The International Monetary Fund (IMF) in its end-of-mission statement on Wednesday said the cash-strapped country “expressed interest in a successor medium-term Fund-supported programme to permanently resolve Pakistan’s fiscal and external sustainability weaknesses, strengthening its economic recovery, and laying the foundations for strong, sustainable, and inclusive growth”, Dawn
News reported.
It said the global lender’s team reached a staff-level agreement with the Pakistani authorities on the second and final review of Pakistan’s stabilisation programme supported by the IMF’s USD 3 billion standby arrangement approved in July last year.
The statement said subject to the approval of its executive board, the staff-level agreement would enable Pakistan to access about USD 1.1 billion -- 828 million special drawing rights (SDR) -- by late April.

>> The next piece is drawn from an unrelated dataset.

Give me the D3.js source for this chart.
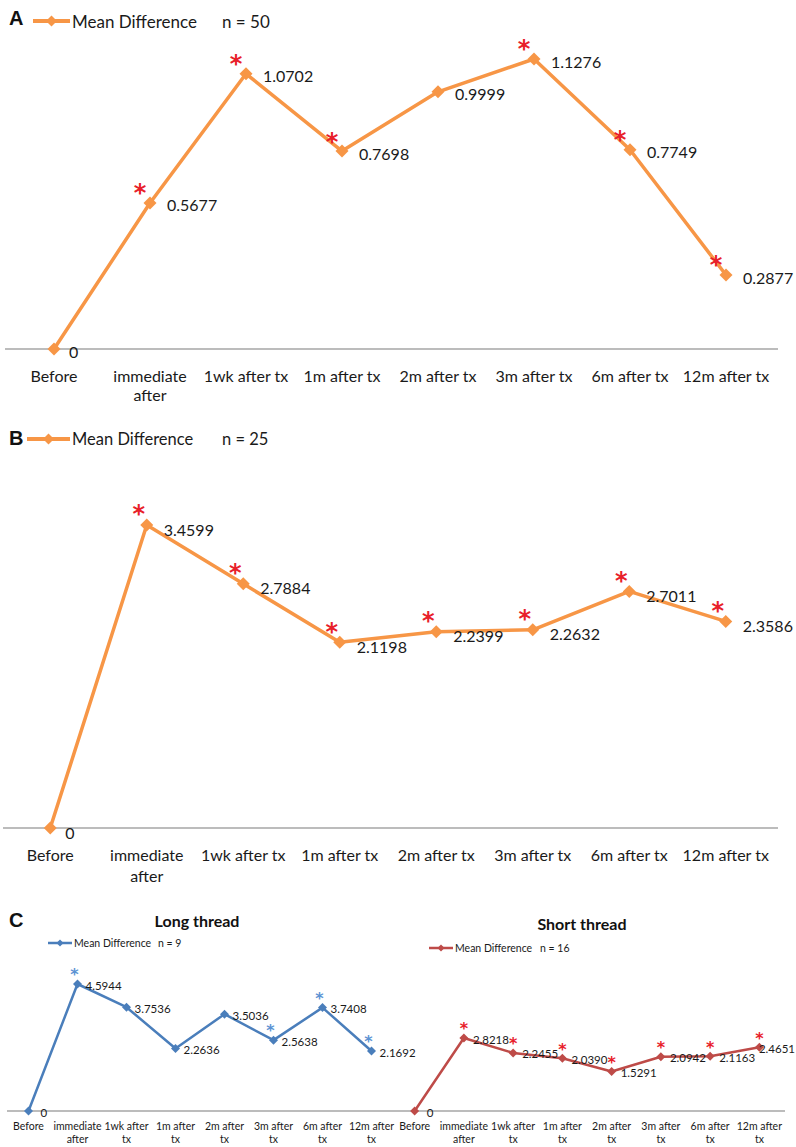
<!DOCTYPE html>
<html><head><meta charset="utf-8">
<script src="https://cdn.jsdelivr.net/npm/d3@7"></script>
<style>html,body{margin:0;padding:0;background:#fff}svg{display:block}</style>
</head><body>
<svg id="chart" width="796" height="1147"></svg>
<script>
// ---------- DATA ----------
const categories = ["Before","immediate after","1wk after tx","1m after tx","2m after tx","3m after tx","6m after tx","12m after tx"];
const tickLabelsWide = [["Before"],["immediate","after"],["1wk after tx"],["1m after tx"],["2m after tx"],["3m after tx"],["6m after tx"],["12m after tx"]];
const tickLabelsNarrow = [["Before"],["immediate","after"],["1wk after","tx"],["1m after","tx"],["2m after","tx"],["3m after","tx"],["6m after","tx"],["12m after","tx"]];
const valuesA = [0, 0.5677, 1.0702, 0.7698, 0.9999, 1.1276, 0.7749, 0.2877];
const labelsA = ["0","0.5677","1.0702","0.7698","0.9999","1.1276","0.7749","0.2877"];
const starsA = [false, true, true, true, false, true, true, true];
const valuesB = [0, 3.4599, 2.7884, 2.1198, 2.2399, 2.2632, 2.7011, 2.3586];
const labelsB = ["0","3.4599","2.7884","2.1198","2.2399","2.2632","2.7011","2.3586"];
const starsB = [false, true, true, true, true, true, true, true];
const valuesLong = [0, 4.5944, 3.7536, 2.2636, 3.5036, 2.5638, 3.7408, 2.1692];
const labelsLong = ["0","4.5944","3.7536","2.2636","3.5036","2.5638","3.7408","2.1692"];
const starsLong = [false, true, false, false, false, true, true, true];
const valuesShort = [0, 2.8218, 2.2455, 2.0390, 1.5291, 2.0942, 2.1163, 2.4651];
const labelsShort = ["0","2.8218","2.2455","2.0390","1.5291","2.0942","2.1163","2.4651"];
const starsShort = [false, true, true, true, true, true, true, true];

// ---------- DRAW ----------
const svg = d3.select("#chart");
const FONT = "Lato, 'Open Sans', sans-serif";
const W = 796;

function diamond(g, x, y, r, color){
  g.append("path").attr("d", `M${x},${y-r}L${x+r},${y}L${x},${y+r}L${x-r},${y}Z`).attr("fill", color);
}

function panel(o){
  const g = svg.append("g");
  const x = d3.scaleBand().domain(categories).range(o.xr).paddingInner(0).paddingOuter(0);
  const y = d3.scaleLinear().domain([0, o.ymax]).range([o.y0, o.ytop]);
  const cx = c => x(c) + x.bandwidth()/2;

  // axis line
  g.append("line").attr("x1", o.axisX[0]).attr("x2", o.axisX[1])
    .attr("y1", y(0)).attr("y2", y(0)).attr("stroke", "#a6a6a6").attr("stroke-width", 1.5);

  // tick labels
  categories.forEach((c, i) => {
    const t = g.append("text").attr("x", cx(c)).attr("y", o.tickY)
      .attr("text-anchor", "middle").attr("font-family", FONT)
      .attr("font-size", o.tickFs).attr("fill", "#1a1a1a");
    o.ticks[i].forEach((line, j) => {
      t.append("tspan").attr("x", cx(c)).attr("dy", j === 0 ? 0 : o.tickLh).text(line);
    });
  });

  // line
  const line = d3.line().x((d, i) => cx(categories[i])).y(d => y(d));
  g.append("path").datum(o.values).attr("d", line).attr("fill", "none")
    .attr("stroke", o.color).attr("stroke-width", o.lw).attr("stroke-linejoin", "round");
  o.values.forEach((v, i) => diamond(g, cx(categories[i]), y(v), o.mr, o.color));

  // value labels
  o.values.forEach((v, i) => {
    const dx = i === 0 ? o.zeroDx : o.labDx;
    const t = g.append("text").attr("x", cx(categories[i]) + dx).attr("y", y(v) + o.labDy)
      .attr("dominant-baseline", "central").attr("font-family", FONT)
      .attr("font-size", o.labFs).attr("fill", "#1a1a1a").text(o.labels[i]);
    const w = t.node().getComputedTextLength();
    const x0 = +t.attr("x");
    if (x0 + w > W - 1) t.attr("x", W - 1 - w);
  });

  // significance stars
  o.stars.forEach((s, i) => {
    if (!s) return;
    g.append("text").attr("x", cx(categories[i]) + o.starDx)
      .attr("y", y(o.values[i]) + o.starDy + 0.52 * o.starFs)
      .attr("text-anchor", "middle").attr("font-family", "'DejaVu Sans', sans-serif")
      .attr("font-weight", "bold")
      .attr("font-size", o.starFs).attr("fill", o.starColor).text("*");
  });

  // legend
  const L = o.legend;
  g.append("line").attr("x1", L.x1).attr("x2", L.x2).attr("y1", L.y).attr("y2", L.y)
    .attr("stroke", o.color).attr("stroke-width", L.lw);
  diamond(g, (L.x1 + L.x2)/2, L.y, L.mr, o.color);
  g.append("text").attr("x", L.x2 + 2).attr("y", L.y).attr("dominant-baseline", "central")
    .attr("font-family", FONT).attr("font-size", L.fs).attr("fill", "#1a1a1a").text("Mean Difference");
  g.append("text").attr("x", L.nx).attr("y", L.y).attr("dominant-baseline", "central")
    .attr("font-family", FONT).attr("font-size", L.fs).attr("fill", "#1a1a1a").text(L.n);

  if (o.title) {
    g.append("text").attr("x", o.title.x).attr("y", o.title.y).attr("text-anchor", "middle")
      .attr("dominant-baseline", "central").attr("font-family", FONT).attr("font-weight", "bold")
      .attr("font-size", 16).attr("fill", "#111").text(o.title.text);
  }
}

function letter(t, x, y){
  svg.append("text").attr("x", x).attr("y", y).attr("font-family", "'Liberation Sans', Arial, sans-serif")
    .attr("font-weight", "bold").attr("font-size", 20).attr("fill", "#111").text(t);
}

letter("A", 9, 25);
panel({xr:[6,774], axisX:[5,778], y0:349, ytop:59, ymax:1.1276, values:valuesA, labels:labelsA, stars:starsA,
  color:"#F79646", lw:3.5, mr:6.5, ticks:tickLabelsWide, tickY:382, tickLh:19, tickFs:16,
  labFs:16, labDx:17, labDy:2, zeroDx:15, starDx:-10, starDy:-14, starFs:24, starColor:"#E8202A",
  legend:{x1:33, x2:70, y:21, lw:4, mr:5.5, fs:17, nx:222, n:"n = 50"}});

letter("B", 9, 445);
panel({xr:[2,774], axisX:[3,778], y0:828, ytop:525, ymax:3.4599, values:valuesB, labels:labelsB, stars:starsB,
  color:"#F79646", lw:3.5, mr:6.5, ticks:tickLabelsWide, tickY:861, tickLh:21, tickFs:16,
  labFs:16, labDx:17, labDy:4, zeroDx:15, starDx:-8, starDy:-15, starFs:24, starColor:"#E8202A",
  legend:{x1:27, x2:70, y:439, lw:4, mr:5.5, fs:16.5, nx:222, n:"n = 25"}});

letter("C", 9, 927);
panel({xr:[4,396], axisX:[7,396], y0:1111, ytop:984, ymax:4.5944, values:valuesLong, labels:labelsLong, stars:starsLong,
  color:"#4A7EBB", lw:2.5, mr:4.5, ticks:tickLabelsNarrow, tickY:1130, tickLh:13, tickFs:10.5,
  labFs:11.5, labDx:8, labDy:1, zeroDx:12, starDx:-3, starDy:-12, starFs:16, starColor:"#5B93D3",
  legend:{x1:48, x2:72, y:943, lw:2.5, mr:3.5, fs:10.5, nx:158, n:"n = 9"},
  title:{x:197, y:920, text:"Long thread"}});

panel({xr:[390,784], axisX:[396,785], y0:1111, ytop:1038, ymax:2.8218, values:valuesShort, labels:labelsShort, stars:starsShort,
  color:"#BE4B48", lw:2.5, mr:4.5, ticks:tickLabelsNarrow, tickY:1130, tickLh:13, tickFs:10.5,
  labFs:11.5, labDx:9, labDy:1, zeroDx:12, starDx:0, starDy:-12, starFs:16, starColor:"#E8202A",
  legend:{x1:429, x2:453, y:948, lw:2.5, mr:3.5, fs:10.5, nx:540, n:"n = 16"},
  title:{x:582, y:923, text:"Short thread"}});
</script>
</body></html>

While doing so, the Fund also laid bare the broader, though well-known, conditionalities of the next programme on which “discussions
are expected to start in the coming months”, the statement added.
As in the past programmes, four central areas would remain under focus for reforms. The top objective of the next medium-term programme — Extended Fund Facility of about 36 to 39 months — would be strengthening public finances, including through gradual fiscal consolidation and broadening the tax base, especially in under-taxed sectors (read real estate, retail and wholesale trade and agriculture) and improving tax administration to improve debt sustainability and create space for higher priority development and social assistance spending to protect the vulnerable.

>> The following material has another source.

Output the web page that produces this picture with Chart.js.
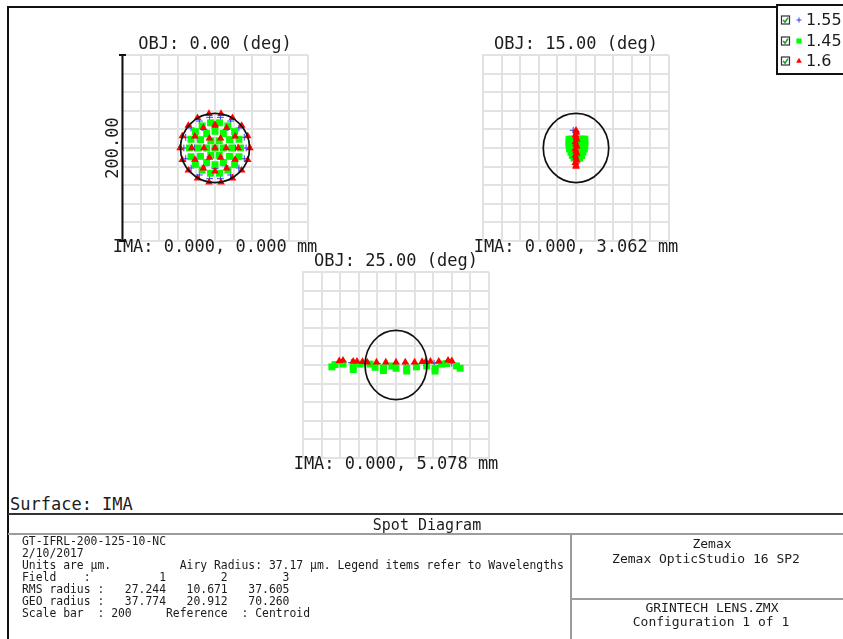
<!DOCTYPE html>
<html>
<head>
<meta charset="utf-8">
<script src="https://cdn.jsdelivr.net/npm/chart.js@4.4.0/dist/chart.umd.min.js"></script>
<style>
  html, body { margin: 0; padding: 0; background: #fff; }
  #page { position: relative; width: 843px; height: 639px; overflow: hidden; background: #fff; }
  .rule { position: absolute; }
  .t { position: absolute; white-space: pre; color: #1c1c1c; font-family: "DejaVu Sans Mono", monospace; line-height: 1; transform: translateY(-50%); }
  .c { transform: translate(-50%, -50%); }
  canvas { position: absolute; }
</style>
</head>
<body>
<div id="page">
  <!-- window frame -->
  <div class="rule" style="left:7px;top:6px;width:2px;height:633px;background:#111"></div>
  <div class="rule" style="left:7px;top:6px;width:770px;height:2px;background:#111"></div>

  <!-- legend box -->
  <div class="rule" style="left:776px;top:4px;width:80px;height:67px;border:2px solid #111;background:#fff"></div>
  <canvas id="legend" width="66" height="70" style="left:777px;top:5px"></canvas>
  <div id="legendText"></div>

  <!-- plots -->
  <canvas id="plot0"></canvas>
  <canvas id="plot1"></canvas>
  <canvas id="plot2"></canvas>

  <!-- surface + info block -->
  <div class="t" style="left:10px;top:504px;font-size:17px">Surface: IMA</div>
  <div class="rule" style="left:8px;top:513px;width:835px;height:2px;background:#333"></div>
  <div class="t c" style="left:427px;top:524.5px;font-size:15px">Spot Diagram</div>
  <div class="rule" style="left:8px;top:533px;width:835px;height:1.5px;background:#9c9c9c"></div>
  <div class="rule" style="left:570px;top:534px;width:1.5px;height:105px;background:#9c9c9c"></div>
  <div class="rule" style="left:571px;top:598px;width:272px;height:1.5px;background:#9c9c9c"></div>
  <div id="info"></div>
  <div class="t c" style="left:712px;top:543px;font-size:13px">Zemax</div>
  <div class="t c" style="left:706px;top:557.5px;font-size:13px">Zemax OpticStudio 16 SP2</div>
  <div class="t c" style="left:712px;top:607px;font-size:13px">GRINTECH LENS.ZMX</div>
  <div class="t c" style="left:711px;top:620.5px;font-size:13px">Configuration 1 of 1</div>
</div>

<script>
// ---- lens / analysis values ----
const wavelengths = ['1.55', '1.45', '1.6'];          // µm, legend order
const fieldAngles = ['0.00', '15.00', '25.00'];       // deg
const imageHeights = ['0.000, 0.000', '0.000, 3.062', '0.000, 5.078']; // mm
const fieldNumbers = ['1', '2', '3'];
const rmsRadius = ['27.244', '10.671', '37.605'];
const geoRadius = ['37.774', '20.912', '70.260'];
const airyRadius = '37.17';
const airyRadiusX = [37.17, 35.2, 33.3];              // µm, airy ellipse per field
const airyRadiusY = [37.17, 37.17, 37.17];
const scaleBar = 200;                                  // µm, full plot width

// ---- ray intercepts relative to centroid, µm [x, y] ----
// field 1 (0 deg)
const field1_w155 = [
  [0,0],
  [10.5,0],[5.3,9.1],[-5.3,9.1],[-10.5,0],[-5.3,-9.1],[5.3,-9.1],
  [22,0],[19.1,11],[11,19.1],[0,22],[-11,19.1],[-19.1,11],[-22,0],[-19.1,-11],[-11,-19.1],[0,-22],[11,-19.1],[19.1,-11],
  [33.5,0],[31.5,11.5],[25.7,21.5],[16.8,29],[5.8,33],[-5.8,33],[-16.8,29],[-25.7,21.5],[-31.5,11.5],
  [-33.5,0],[-31.5,-11.5],[-25.7,-21.5],[-16.8,-29],[-5.8,-33],[5.8,-33],[16.8,-29],[25.7,-21.5],[31.5,-11.5]
];
const field1_w145 = [
  [0,0],
  [9,0],[4.5,7.8],[-4.5,7.8],[-9,0],[-4.5,-7.8],[4.5,-7.8],
  [18,0],[15.6,9],[9,15.6],[0,18],[-9,15.6],[-15.6,9],[-18,0],[-15.6,-9],[-9,-15.6],[0,-18],[9,-15.6],[15.6,-9],
  [27.5,0],[25.8,9.4],[21.1,17.7],[13.8,23.8],[4.8,27.1],[-4.8,27.1],[-13.8,23.8],[-21.1,17.7],[-25.8,9.4],
  [-27.5,0],[-25.8,-9.4],[-21.1,-17.7],[-13.8,-23.8],[-4.8,-27.1],[4.8,-27.1],[13.8,-23.8],[21.1,-17.7],[25.8,-9.4]
];
const field1_w160 = [
  [0,0],
  [12,0],[6,10.4],[-6,10.4],[-12,0],[-6,-10.4],[6,-10.4],
  [25,0],[21.7,12.5],[12.5,21.7],[0,25],[-12.5,21.7],[-21.7,12.5],[-25,0],[-21.7,-12.5],[-12.5,-21.7],[0,-25],[12.5,-21.7],[21.7,-12.5],
  [37.5,0],[35.2,12.8],[28.7,24.1],[18.8,32.5],[6.5,36.9],[-6.5,36.9],[-18.8,32.5],[-28.7,24.1],[-35.2,12.8],
  [-37.5,0],[-35.2,-12.8],[-28.7,-24.1],[-18.8,-32.5],[-6.5,-36.9],[6.5,-36.9],[18.8,-32.5],[28.7,-24.1],[35.2,-12.8]
];

// field 2 (15 deg)
const field2_w155 = [[-3,19],[0,17],[0.5,12],[0,7],[-0.5,2],[0,-3],[0.5,-8],[0,-13],[0,-17]];
const field2_w145 = [
  [-7.5,9.5],[-4.5,9.5],[-1.5,9.5],[1.5,9.5],[4.5,9.5],[7.5,9.5],[9.5,9.5],
  [-7.5,6],[-4.5,6],[-1.5,6],[1.5,6],[4.5,6],[7.5,6],[9.5,6],
  [-7.5,2.5],[-4.5,2.5],[-1.5,2.5],[1.5,2.5],[4.5,2.5],[7.5,2.5],[9.5,2.5],
  [-7,-1],[-4,-1],[-1,-1],[2,-1],[5,-1],[8,-1],[9,-1],
  [-5.5,-4.5],[-2.5,-4.5],[0.5,-4.5],[3.5,-4.5],[6.5,-4.5],[7.5,-4.5],
  [-4,-8],[-1,-8],[2,-8],[5,-8],[6,-8],
  [-2,-11],[1,-11],[4,-11]
];
const field2_w160 = [
  [0,19],[0.5,16.5],[-0.5,14],[0,11.5],[0.8,9],[-0.8,6.5],[0,4],[0.8,1.5],[-0.8,-1],
  [0,-3.5],[0.8,-6],[-0.8,-8.5],[0,-11],[0.8,-13.5],[-0.8,-16],[0,-18.5],[0,-20]
];

// field 3 (25 deg)
const field3_w155 = [
  [-60,2],[-48,2.5],[-41,2],[-30,2],[-20,1.5],[-10,1.5],[0,1.5],[10,1.5],[20,1.5],[30,2],[41,2],[46,2.5],[60,2]
];
const field3_w145 = [
  [-69,-2],[-65.5,0.5],[-57,1],[-46,-1.5],[-46,-5],[-38.5,1],[-28,1],[-22.5,-2.5],[-13.5,-3],[-13.5,-6],
  [-4.5,-1],[0,-3.5],[11.5,-3.5],[11.5,-6.5],[22,-2],[33,-1],[42,-3.5],[42,-6.5],[49,1],[54.5,1.5],[65,-1],[69,-3.5]
];
const field3_w160 = [
  [-61,4.5],[-57,5],[-46,4],[-42,4],[-36,3.5],[-31,3],[-21,3],[-11,3],[0,3],
  [10,3],[20,3],[28,3.5],[32,3.5],[37,4],[46,4],[56,5],[60,4.5]
];

const spots = [
  [field1_w155, field1_w145, field1_w160],
  [field2_w155, field2_w145, field2_w160],
  [field3_w155, field3_w145, field3_w160]
];

// ---- drawing styles ----
const wlStyle = [
  { pointStyle: 'cross',    radius: 3.4, fill: 'rgba(0,0,0,0)', stroke: '#3a3aff', borderWidth: 1, order: 2 },
  { pointStyle: 'rect',     radius: 4.9, fill: '#00ff00',       stroke: '#00ff00', borderWidth: 0, order: 1 },
  { pointStyle: 'triangle', radius: 4.4, fill: '#ff0000',       stroke: '#ff0000', borderWidth: 0, order: 0 }
];
const PLOT = 186;   // grid box size, px
const PAD = 30;     // room around the grid for labels
const plotOrigins = [ { left: 122, top: 55 }, { left: 483, top: 55 }, { left: 303, top: 272 } ];
const labelFont = '17px "DejaVu Sans Mono", monospace';
const ink = '#1c1c1c';
const gridColor = '#e2e2e2';

function spotDecor(fieldIndex) {
  return {
    id: 'spotDecor' + fieldIndex,
    afterDatasetsDraw(chart) {
      const { ctx, chartArea, scales } = chart;
      const sx = scales.x, sy = scales.y;
      const cx = sx.getPixelForValue(0), cy = sy.getPixelForValue(0);
      const rx = Math.abs(sx.getPixelForValue(airyRadiusX[fieldIndex]) - cx);
      const ry = Math.abs(sy.getPixelForValue(airyRadiusY[fieldIndex]) - cy);
      ctx.save();
      // Airy disk
      ctx.beginPath();
      ctx.ellipse(cx, cy, rx, ry, 0, 0, Math.PI * 2);
      ctx.lineWidth = 1.7;
      ctx.strokeStyle = '#111';
      ctx.stroke();

      // field labels
      const mid = (chartArea.left + chartArea.right) / 2;
      ctx.font = labelFont;
      ctx.fillStyle = ink;
      ctx.textAlign = 'center';
      ctx.textBaseline = 'middle';
      ctx.fillText('OBJ: ' + fieldAngles[fieldIndex] + ' (deg)', mid, chartArea.top - 10.5);
      ctx.fillText('IMA: ' + imageHeights[fieldIndex] + ' mm', mid, chartArea.bottom + 6.5);

      // scale bar on the first field
      if (fieldIndex === 0) {
        const x0 = Math.round(chartArea.left) + 0.5;
        const yTop = sy.getPixelForValue(scaleBar / 2);
        const yBot = sy.getPixelForValue(-scaleBar / 2);
        ctx.beginPath();
        ctx.moveTo(x0, yTop); ctx.lineTo(x0, yBot);
        ctx.moveTo(x0 - 3.5, yTop); ctx.lineTo(x0 + 3.5, yTop);
        ctx.moveTo(x0 - 3.5, yBot); ctx.lineTo(x0 + 3.5, yBot);
        ctx.lineWidth = 2;
        ctx.strokeStyle = '#111';
        ctx.stroke();
        ctx.translate(chartArea.left - 8.7, (yTop + yBot) / 2);
        ctx.rotate(-Math.PI / 2);
        ctx.fillText(scaleBar.toFixed(2), 0, 0);
      }
      ctx.restore();
    }
  };
}

function axis() {
  return {
    type: 'linear',
    min: -scaleBar / 2,
    max: scaleBar / 2,
    ticks: { display: false, stepSize: 20 },
    grid: { color: gridColor, lineWidth: 2, drawTicks: false },
    border: { display: true, color: gridColor, width: 2 }
  };
}

spots.forEach((fieldSpots, i) => {
  const cv = document.getElementById('plot' + i);
  cv.width = PLOT + 2 * PAD;
  cv.height = PLOT + 2 * PAD;
  cv.style.left = (plotOrigins[i].left - PAD) + 'px';
  cv.style.top = (plotOrigins[i].top - PAD) + 'px';
  const datasets = fieldSpots.map((pts, w) => ({
    label: wavelengths[w],
    data: pts.map(p => ({ x: p[0], y: p[1] })),
    pointStyle: wlStyle[w].pointStyle,
    pointRadius: wlStyle[w].radius,
    backgroundColor: wlStyle[w].fill,
    borderColor: wlStyle[w].stroke,
    borderWidth: wlStyle[w].borderWidth,
    order: wlStyle[w].order,
    showLine: false
  }));
  new Chart(cv, {
    type: 'scatter',
    data: { datasets },
    options: {
      responsive: false,
      animation: false,
      events: [],
      layout: { padding: PAD },
      plugins: { legend: { display: false }, tooltip: { enabled: false } },
      scales: { x: axis(), y: axis() }
    },
    plugins: [spotDecor(i)]
  });
});

// ---- legend ----
(function drawLegend() {
  const ctx = document.getElementById('legend').getContext('2d');
  const rows = [15, 36, 56];   // canvas-local centre of each entry
  const box = document.getElementById('legendText');
  wavelengths.forEach((wl, w) => {
    const y = rows[w];
    // check box
    ctx.fillStyle = '#fff';
    ctx.fillRect(4.5, y - 4, 8, 8);
    ctx.strokeStyle = '#333';
    ctx.lineWidth = 1.2;
    ctx.strokeRect(4.5, y - 4, 8, 8);
    ctx.beginPath();
    ctx.moveTo(6.2, y); ctx.lineTo(8, y + 2.2); ctx.lineTo(11, y - 2.4);
    ctx.strokeStyle = '#1f9a2f';
    ctx.lineWidth = 1.6;
    ctx.stroke();
    // marker
    const st = wlStyle[w];
    ctx.fillStyle = st.fill;
    ctx.strokeStyle = st.stroke;
    ctx.lineWidth = 1;
    Chart.helpers.drawPoint(ctx, {
      pointStyle: st.pointStyle,
      radius: st.radius * 0.75,
      rotation: 0,
      borderWidth: st.borderWidth
    }, 22, y);
    const lab = document.createElement('div');
    lab.className = 't';
    lab.style.cssText = 'left:806px;top:' + (y + 5) + 'px;font-family:"DejaVu Sans",sans-serif;font-size:16px';
    lab.textContent = wl;
    box.appendChild(lab);
  });
})();

// ---- info block ----
(function writeInfo() {
  const pad = (s, n) => s.padStart(n, ' ');
  const lines = [
    'GT-IFRL-200-125-10-NC',
    '2/10/2017',
    'Units are \u00b5m.          Airy Radius: ' + airyRadius + ' \u00b5m. Legend items refer to Wavelengths',
    'Field    :' + pad(fieldNumbers[0], 11) + pad(fieldNumbers[1], 9) + pad(fieldNumbers[2], 9),
    'RMS radius :' + rmsRadius.map(v => pad(v, 9)).join(''),
    'GEO radius :' + geoRadius.map(v => pad(v, 9)).join(''),
    'Scale bar  : ' + scaleBar + '     Reference  : Centroid'
  ];
  const host = document.getElementById('info');
  lines.forEach((txt, k) => {
    const d = document.createElement('div');
    d.className = 't';
    d.style.cssText = 'left:22px;top:' + (542 + 12 * k) + 'px;font-size:11.4px';
    d.textContent = txt;
    host.appendChild(d);
  });
})();
</script>
</body>
</html>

The second objective of the next programme would be restoring the energy sector’s viability by accelerating cost-reducing reforms, including improving electricity transmission and distribution, moving captive power demand to the electricity grid, strengthening distribution company governance and management, and undertaking effective
anti-theft efforts.
The third key objective is returning inflation to the target, with a deeper and more transparent flexible foreign exchange market supporting external rebalancing and rebuilding foreign exchange reserves.